[Exercise description]: Drop every picture. Then return, exactly, the lines from the beginning of the listing below through the one containing "23.6, 23.9, 22.9]".
━━━ Dataset excerpt
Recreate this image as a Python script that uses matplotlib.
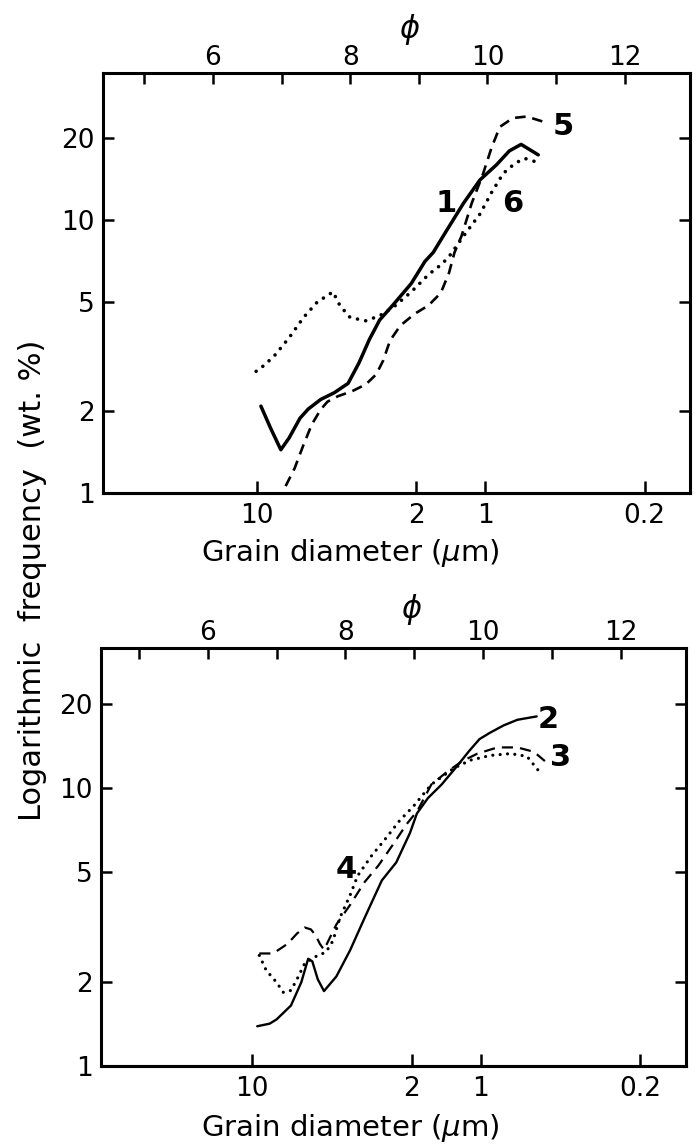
import numpy as np
import matplotlib
matplotlib.use('Agg')
import matplotlib.pyplot as plt
from matplotlib.ticker import NullLocator, FixedLocator

plt.rcParams['font.family'] = ['DejaVu Sans']

# ---------------- data (phi units, wt.%) ----------------
# top panel
phi_1 = [6.70, 6.84, 6.99, 7.11, 7.27, 7.39, 7.57, 7.77, 7.97, 8.13, 8.28, 8.43, 8.63,
         8.89, 9.09, 9.21, 9.40, 9.65, 9.89, 10.13, 10.32, 10.49, 10.74]
f_1 = [2.08, 1.73, 1.44, 1.59, 1.88, 2.03, 2.20, 2.33, 2.52, 3.00, 3.65, 4.30, 4.90,
       5.85, 7.05, 7.60, 9.10, 11.5, 14.0, 15.9, 17.9, 18.9, 17.3]

phi_5 = [7.06, 7.19, 7.32, 7.44, 7.57, 7.67, 7.82, 8.03, 8.23, 8.38, 8.48, 8.58, 8.73,
         8.94, 9.14, 9.32, 9.44, 9.52, 9.62, 9.77, 9.93, 10.06, 10.18, 10.37, 10.57, 10.81]
f_5 = [1.06, 1.23, 1.50, 1.78, 2.02, 2.16, 2.26, 2.36, 2.50, 2.72, 3.05, 3.61, 4.10,
       4.53, 4.86, 5.40, 6.40, 7.60, 8.70, 11.5, 14.6, 18.4, 21.9, 23.6, 23.9, 22.9]

phi_6 = [6.63, 6.76, 6.91, 7.11, 7.32, 7.52, 7.75, 7.85, 8.00, 8.23, 8.43, 8.63, 8.89,
         9.14, 9.34, 9.45, 9.69, 9.89, 10.06, 10.23, 10.40, 10.54, 10.78]
f_6 = [2.79, 2.95, 3.21, 3.70, 4.39, 5.00, 5.45, 4.86, 4.39, 4.27, 4.46, 4.79, 5.45,
       6.30, 6.90, 7.40, 9.00, 10.5, 12.6, 14.8, 16.1, 16.8, 16.1]

# bottom panel
phi_2 = [6.72, 6.90, 7.00, 7.21, 7.36, 7.46, 7.52, 7.60, 7.69, 7.87, 8.07, 8.28, 8.53,
         8.74, 8.94, 9.04, 9.20, 9.40, 9.60, 9.80, 9.95, 10.10, 10.30, 10.50, 10.78]
f_2 = [1.39, 1.42, 1.47, 1.65, 2.00, 2.43, 2.38, 2.05, 1.86, 2.10, 2.61, 3.41, 4.65,
       5.40, 6.90, 8.10, 9.20, 10.3, 11.8, 13.6, 15.0, 15.8, 16.8, 17.6, 18.1]

phi_3 = [6.75, 6.95, 7.16, 7.30, 7.41, 7.50, 7.57, 7.63, 7.69, 7.87, 8.07, 8.28, 8.48,
         8.69, 8.89, 9.05, 9.25, 9.49, 9.70, 9.92, 10.21, 10.50, 10.74, 10.90]
f_3 = [2.54, 2.54, 2.75, 3.00, 3.15, 3.10, 2.95, 2.75, 2.62, 3.23, 3.80, 4.59, 5.26,
       6.25, 7.41, 8.30, 10.3, 11.5, 12.5, 13.3, 14.0, 14.0, 13.5, 12.5]

phi_4 = [6.75, 6.85, 7.00, 7.10, 7.21, 7.31, 7.41, 7.56, 7.72, 7.82, 7.92, 8.07, 8.18,
         8.38, 8.59, 8.79, 8.99, 9.25, 9.58, 9.82, 10.11, 10.40, 10.64, 10.85]
f_4 = [2.50, 2.21, 2.00, 1.84, 1.87, 2.08, 2.34, 2.47, 2.57, 2.82, 3.41, 4.12, 4.84,
       5.70, 6.60, 7.64, 8.60, 10.3, 11.8, 12.6, 13.1, 13.3, 13.0, 11.2]

phi_ticks = [5, 6, 7, 8, 9, 10, 11, 12]
phi_ticklabels = ['', '6', '', '8', '', '10', '', '12']
um_ticks = [10, 2, 1, 0.2]
um_ticklabels = ['10', '2', '1', '0.2']
y_ticks = [1, 2, 5, 10, 20]
y_ticklabels = ['1', '2', '5', '10', '20']

# curve labels: (text, phi, freq)
labels_top = [('1', 9.40, 11.5), ('6', 10.37, 11.5), ('5', 11.11, 21.9)]
labels_bot = [('2', 10.95, 17.6), ('3', 11.13, 12.9), ('4', 8.02, 5.1)]


def phi_to_um(p):
    return 1000.0 * 2.0 ** (-np.asarray(p, dtype=float))


def um_to_phi(d):
    d = np.clip(np.asarray(d, dtype=float), 1e-9, None)
    return -np.log2(d / 1000.0)


W, H = 696, 1146
fig = plt.figure(figsize=(W / 100, H / 100), dpi=100)

# axes rectangles in pixels: left, right, top, bottom
ax_top = fig.add_axes([103 / W, 1 - 493 / H, (690 - 103) / W, (493 - 73) / H])
ax_bot = fig.add_axes([101 / W, 1 - 1066 / H, (686 - 101) / W, (1066 - 648) / H])

SP_LW = 2.2
TICK_FS = 19


def style_axes(ax, xlim, ylim):
    ax.set_yscale('log')
    ax.set_xlim(*xlim)
    ax.set_ylim(*ylim)
    for s in ax.spines.values():
        s.set_linewidth(SP_LW)
    # top phi axis
    ax.xaxis.tick_top()
    ax.set_xticks(phi_ticks)
    ax.set_xticklabels(phi_ticklabels)
    ax.tick_params(axis='x', which='major', direction='in', length=8, width=1.8,
                   top=True, bottom=False, labeltop=True, labelbottom=False,
                   labelsize=TICK_FS, pad=1.5)
    # y axis
    ax.yaxis.set_major_locator(FixedLocator(y_ticks))
    ax.set_yticklabels(y_ticklabels)
    ax.yaxis.set_minor_locator(NullLocator())
    ax.tick_params(axis='y', which='major', direction='in', length=8, width=1.8,
                   left=True, right=True, labelleft=True, labelright=False,
                   labelsize=TICK_FS, pad=6)
    # bottom grain-diameter axis
    sec = ax.secondary_xaxis('bottom', functions=(phi_to_um, um_to_phi))
    sec.set_xticks(um_ticks)
    sec.set_xticklabels(um_ticklabels)
    sec.xaxis.set_minor_locator(NullLocator())
    sec.tick_params(axis='x', which='major', direction='in', length=9, width=1.8,
                    labelsize=TICK_FS, pad=7)
    sec.spines['bottom'].set_linewidth(SP_LW)
    return sec


style_axes(ax_top, (4.40, 12.95), (1, 34.5))
style_axes(ax_bot, (4.45, 12.95), (1, 31.9))

# ---- top panel curves
ax_top.plot(phi_1, f_1, color='black', lw=2.5, solid_capstyle='round',
            solid_joinstyle='round')
l5, = ax_top.plot(phi_5, f_5, color='black', lw=1.9, dash_capstyle='butt')
l5.set_dashes([4.0, 2.6])
ax_top.plot(phi_6, f_6, color='black', lw=2.6, linestyle=(0, (0.01, 2.3)),
            dash_capstyle='round')

# ---- bottom panel curves
ax_bot.plot(phi_2, f_2, color='black', lw=1.7, solid_capstyle='round',
            solid_joinstyle='round')
l3, = ax_bot.plot(phi_3, f_3, color='black', lw=1.6, dash_capstyle='butt')
l3.set_dashes([5.0, 3.2])
ax_bot.plot(phi_4, f_4, color='black', lw=2.3, linestyle=(0, (0.01, 2.3)),
            dash_capstyle='round')

for txt, x, y in labels_top:
    ax_top.text(x, y, txt, ha='center', va='center', fontsize=22, fontweight='bold')
for txt, x, y in labels_bot:
    ax_bot.text(x, y, txt, ha='center', va='center', fontsize=22, fontweight='bold')

# phi symbols above top axes
for ax, xphi, off in [(ax_top, 8.86, 31), (ax_bot, 8.96, 28)]:
    ax.annotate('\u03d5', xy=(xphi, 1.0), xycoords=('data', 'axes fraction'),
                xytext=(0, off), textcoords='offset points', ha='center', va='center',
                fontsize=22, style='italic', annotation_clip=False)

# x labels
fig.text(350 / W, 1 - 553 / H, 'Grain diameter ($\\mu$m)', ha='center', va='center',
         fontsize=21)
fig.text(350 / W, 1 - 1128 / H, 'Grain diameter ($\\mu$m)', ha='center', va='center',
         fontsize=21)
# shared y label
fig.text(33 / W, 1 - 580 / H, 'Logarithmic  frequency  (wt. %)', rotation=90,
         ha='center', va='center', fontsize=22)

fig.savefig('out.png', dpi=100)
━━━━━━
[Answer to the problem]:
Recreate this image as a Python script that uses matplotlib.
import numpy as np
import matplotlib
matplotlib.use('Agg')
import matplotlib.pyplot as plt
from matplotlib.ticker import NullLocator, FixedLocator

plt.rcParams['font.family'] = ['DejaVu Sans']

# ---------------- data (phi units, wt.%) ----------------
# top panel
phi_1 = [6.70, 6.84, 6.99, 7.11, 7.27, 7.39, 7.57, 7.77, 7.97, 8.13, 8.28, 8.43, 8.63,
         8.89, 9.09, 9.21, 9.40, 9.65, 9.89, 10.13, 10.32, 10.49, 10.74]
f_1 = [2.08, 1.73, 1.44, 1.59, 1.88, 2.03, 2.20, 2.33, 2.52, 3.00, 3.65, 4.30, 4.90,
       5.85, 7.05, 7.60, 9.10, 11.5, 14.0, 15.9, 17.9, 18.9, 17.3]

phi_5 = [7.06, 7.19, 7.32, 7.44, 7.57, 7.67, 7.82, 8.03, 8.23, 8.38, 8.48, 8.58, 8.73,
         8.94, 9.14, 9.32, 9.44, 9.52, 9.62, 9.77, 9.93, 10.06, 10.18, 10.37, 10.57, 10.81]
f_5 = [1.06, 1.23, 1.50, 1.78, 2.02, 2.16, 2.26, 2.36, 2.50, 2.72, 3.05, 3.61, 4.10,
       4.53, 4.86, 5.40, 6.40, 7.60, 8.70, 11.5, 14.6, 18.4, 21.9, 23.6, 23.9, 22.9]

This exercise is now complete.